### EXERCISE AIM
Write out the material exactly. Do not include the pictures.

### SOURCE MATERIAL

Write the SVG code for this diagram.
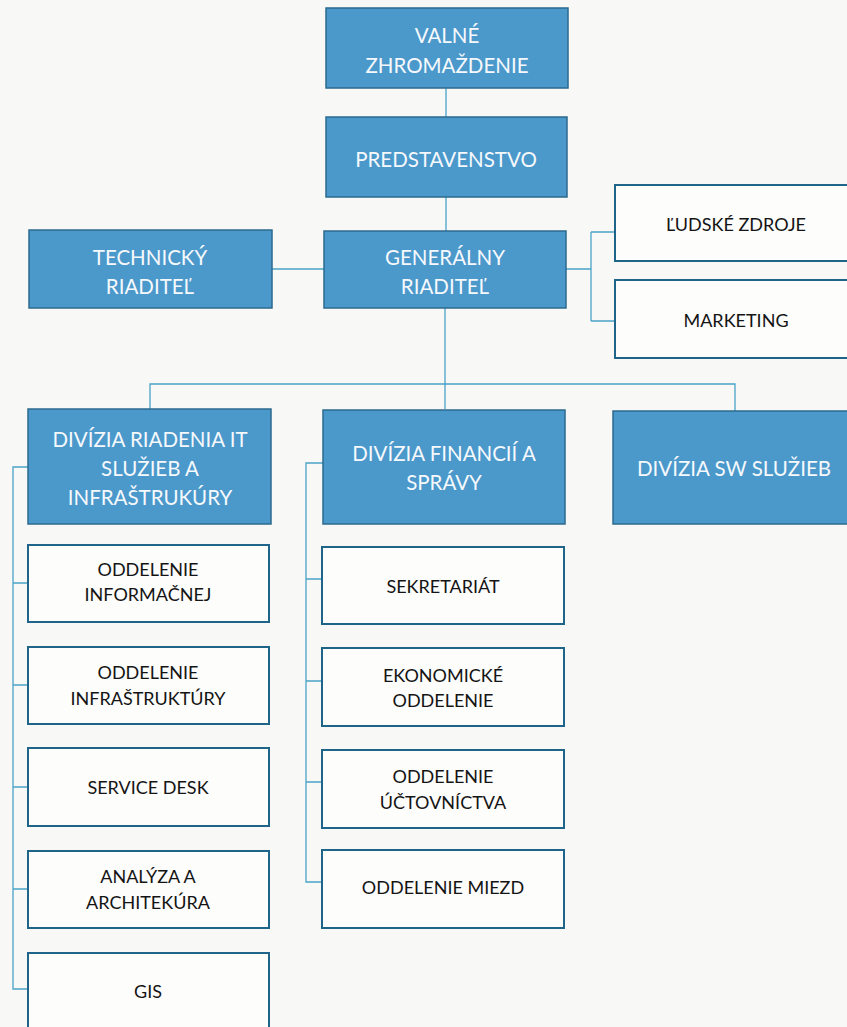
<svg xmlns="http://www.w3.org/2000/svg" width="847" height="1027" viewBox="0 0 847 1027">
<style>
.bg{fill:#f8f8f6}
.b{fill:#4b98cb;stroke:#2d6a8e;stroke-width:1.5}
.w{fill:#fdfdfc;stroke:#1f6589;stroke-width:2}
.c{fill:none;stroke:#4aa3c9;stroke-width:1.3}
text{font-family:Lato,"Open Sans","Liberation Sans",sans-serif;text-anchor:middle}
.tb{fill:#f6f9fc;font-size:20.5px}
.tw{fill:#141414;font-size:18px}
</style>
<rect class="bg" x="0" y="0" width="847" height="1027"/>
<g id="connectors">
<path class="c" d="M446,88 V117"/>
<path class="c" d="M446,197 V231"/>
<path class="c" d="M272,269 H324"/>
<path class="c" d="M566,269 H591 M591,232 V321 M591,232 H615 M591,321 H615"/>
<path class="c" d="M445,308 V409"/>
<path class="c" d="M150,409 V384 H735 V411"/>
<path class="c" d="M28,467 H13 V989 H28 M13,583 H28 M13,685 H28 M13,787 H28 M13,889 H28"/>
<path class="c" d="M323,463 H306 V882 H322 M306,579 H322 M306,681 H322 M306,782 H322"/>
</g>
<g id="valne-zhromazdenie">
<rect class="b" x="326" y="8" width="242" height="80"/>
<text class="tb" x="447" y="43">VALNÉ</text>
<text class="tb" x="447" y="73">ZHROMAŽDENIE</text>
</g>
<g id="predstavenstvo">
<rect class="b" x="326" y="117" width="241" height="80"/>
<text class="tb" x="446" y="167">PREDSTAVENSTVO</text>
</g>
<g id="technicky-riaditel">
<rect class="b" x="29" y="230" width="243" height="78"/>
<text class="tb" x="150" y="265">TECHNICKÝ</text>
<text class="tb" x="150" y="294">RIADITEĽ</text>
</g>
<g id="generalny-riaditel">
<rect class="b" x="324" y="231" width="242" height="77"/>
<text class="tb" x="445" y="265">GENERÁLNY</text>
<text class="tb" x="445" y="294">RIADITEĽ</text>
</g>
<g id="ludske-zdroje">
<rect class="w" x="615" y="185" width="240" height="76"/>
<text class="tw" x="736" y="231">ĽUDSKÉ ZDROJE</text>
</g>
<g id="marketing">
<rect class="w" x="615" y="280" width="240" height="78"/>
<text class="tw" x="736" y="327">MARKETING</text>
</g>
<g id="divizia-it">
<rect class="b" x="28" y="409" width="243" height="115"/>
<text class="tb" x="150" y="447">DIVÍZIA RIADENIA IT</text>
<text class="tb" x="150" y="476">SLUŽIEB A</text>
<text class="tb" x="150" y="505">INFRAŠTRUKÚRY</text>
</g>
<g id="divizia-financii">
<rect class="b" x="323" y="410" width="242" height="114"/>
<text class="tb" x="444" y="461">DIVÍZIA FINANCIÍ A</text>
<text class="tb" x="444" y="490">SPRÁVY</text>
</g>
<g id="divizia-sw">
<rect class="b" x="613" y="411" width="242" height="113"/>
<text class="tb" x="734" y="476">DIVÍZIA SW SLUŽIEB</text>
</g>
<g id="oddelenie-informacnej">
<rect class="w" x="28" y="545" width="241" height="77"/>
<text class="tw" x="148" y="576">ODDELENIE</text>
<text class="tw" x="148" y="601">INFORMAČNEJ</text>
</g>
<g id="oddelenie-infrastruktury">
<rect class="w" x="28" y="647" width="241" height="77"/>
<text class="tw" x="148" y="679">ODDELENIE</text>
<text class="tw" x="148" y="705">INFRAŠTRUKTÚRY</text>
</g>
<g id="service-desk">
<rect class="w" x="28" y="748" width="241" height="78"/>
<text class="tw" x="148" y="794">SERVICE DESK</text>
</g>
<g id="analyza-architektura">
<rect class="w" x="28" y="851" width="241" height="77"/>
<text class="tw" x="148" y="883">ANALÝZA A</text>
<text class="tw" x="148" y="909">ARCHITEKÚRA</text>
</g>
<g id="gis">
<rect class="w" x="28" y="953" width="241" height="90"/>
<text class="tw" x="148" y="998">GIS</text>
</g>
<g id="sekretariat">
<rect class="w" x="322" y="547" width="242" height="77"/>
<text class="tw" x="443" y="593">SEKRETARIÁT</text>
</g>
<g id="ekonomicke-oddelenie">
<rect class="w" x="322" y="648" width="242" height="78"/>
<text class="tw" x="443" y="682">EKONOMICKÉ</text>
<text class="tw" x="443" y="707">ODDELENIE</text>
</g>
<g id="oddelenie-uctovnictva">
<rect class="w" x="322" y="750" width="242" height="78"/>
<text class="tw" x="443" y="783">ODDELENIE</text>
<text class="tw" x="443" y="809">ÚČTOVNÍCTVA</text>
</g>
<g id="oddelenie-miezd">
<rect class="w" x="322" y="850" width="242" height="78"/>
<text class="tw" x="443" y="894">ODDELENIE MIEZD</text>
</g>
</svg>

### THE RESPONSE
Write the SVG code for this diagram.
<svg xmlns="http://www.w3.org/2000/svg" width="847" height="1027" viewBox="0 0 847 1027">
<style>
.bg{fill:#f8f8f6}
.b{fill:#4b98cb;stroke:#2d6a8e;stroke-width:1.5}
.w{fill:#fdfdfc;stroke:#1f6589;stroke-width:2}
.c{fill:none;stroke:#4aa3c9;stroke-width:1.3}
text{font-family:Lato,"Open Sans","Liberation Sans",sans-serif;text-anchor:middle}
.tb{fill:#f6f9fc;font-size:20.5px}
.tw{fill:#141414;font-size:18px}
</style>
<rect class="bg" x="0" y="0" width="847" height="1027"/>
<g id="connectors">
<path class="c" d="M446,88 V117"/>
<path class="c" d="M446,197 V231"/>
<path class="c" d="M272,269 H324"/>
<path class="c" d="M566,269 H591 M591,232 V321 M591,232 H615 M591,321 H615"/>
<path class="c" d="M445,308 V409"/>
<path class="c" d="M150,409 V384 H735 V411"/>
<path class="c" d="M28,467 H13 V989 H28 M13,583 H28 M13,685 H28 M13,787 H28 M13,889 H28"/>
<path class="c" d="M323,463 H306 V882 H322 M306,579 H322 M306,681 H322 M306,782 H322"/>
</g>
<g id="valne-zhromazdenie">
<rect class="b" x="326" y="8" width="242" height="80"/>
<text class="tb" x="447" y="43">VALNÉ</text>
<text class="tb" x="447" y="73">ZHROMAŽDENIE</text>
</g>
<g id="predstavenstvo">
<rect class="b" x="326" y="117" width="241" height="80"/>
<text class="tb" x="446" y="167">PREDSTAVENSTVO</text>
</g>
<g id="technicky-riaditel">
<rect class="b" x="29" y="230" width="243" height="78"/>
<text class="tb" x="150" y="265">TECHNICKÝ</text>
<text class="tb" x="150" y="294">RIADITEĽ</text>
</g>
<g id="generalny-riaditel">
<rect class="b" x="324" y="231" width="242" height="77"/>
<text class="tb" x="445" y="265">GENERÁLNY</text>
<text class="tb" x="445" y="294">RIADITEĽ</text>
</g>
<g id="ludske-zdroje">
<rect class="w" x="615" y="185" width="240" height="76"/>
<text class="tw" x="736" y="231">ĽUDSKÉ ZDROJE</text>
</g>
<g id="marketing">
<rect class="w" x="615" y="280" width="240" height="78"/>
<text class="tw" x="736" y="327">MARKETING</text>
</g>
<g id="divizia-it">
<rect class="b" x="28" y="409" width="243" height="115"/>
<text class="tb" x="150" y="447">DIVÍZIA RIADENIA IT</text>
<text class="tb" x="150" y="476">SLUŽIEB A</text>
<text class="tb" x="150" y="505">INFRAŠTRUKÚRY</text>
</g>
<g id="divizia-financii">
<rect class="b" x="323" y="410" width="242" height="114"/>
<text class="tb" x="444" y="461">DIVÍZIA FINANCIÍ A</text>
<text class="tb" x="444" y="490">SPRÁVY</text>
</g>
<g id="divizia-sw">
<rect class="b" x="613" y="411" width="242" height="113"/>
<text class="tb" x="734" y="476">DIVÍZIA SW SLUŽIEB</text>
</g>
<g id="oddelenie-informacnej">
<rect class="w" x="28" y="545" width="241" height="77"/>
<text class="tw" x="148" y="576">ODDELENIE</text>
<text class="tw" x="148" y="601">INFORMAČNEJ</text>
</g>
<g id="oddelenie-infrastruktury">
<rect class="w" x="28" y="647" width="241" height="77"/>
<text class="tw" x="148" y="679">ODDELENIE</text>
<text class="tw" x="148" y="705">INFRAŠTRUKTÚRY</text>
</g>
<g id="service-desk">
<rect class="w" x="28" y="748" width="241" height="78"/>
<text class="tw" x="148" y="794">SERVICE DESK</text>
</g>
<g id="analyza-architektura">
<rect class="w" x="28" y="851" width="241" height="77"/>
<text class="tw" x="148" y="883">ANALÝZA A</text>
<text class="tw" x="148" y="909">ARCHITEKÚRA</text>
</g>
<g id="gis">
<rect class="w" x="28" y="953" width="241" height="90"/>
<text class="tw" x="148" y="998">GIS</text>
</g>
<g id="sekretariat">
<rect class="w" x="322" y="547" width="242" height="77"/>
<text class="tw" x="443" y="593">SEKRETARIÁT</text>
</g>
<g id="ekonomicke-oddelenie">
<rect class="w" x="322" y="648" width="242" height="78"/>
<text class="tw" x="443" y="682">EKONOMICKÉ</text>
<text class="tw" x="443" y="707">ODDELENIE</text>
</g>
<g id="oddelenie-uctovnictva">
<rect class="w" x="322" y="750" width="242" height="78"/>
<text class="tw" x="443" y="783">ODDELENIE</text>
<text class="tw" x="443" y="809">ÚČTOVNÍCTVA</text>
</g>
<g id="oddelenie-miezd">
<rect class="w" x="322" y="850" width="242" height="78"/>
<text class="tw" x="443" y="894">ODDELENIE MIEZD</text>
</g>
</svg>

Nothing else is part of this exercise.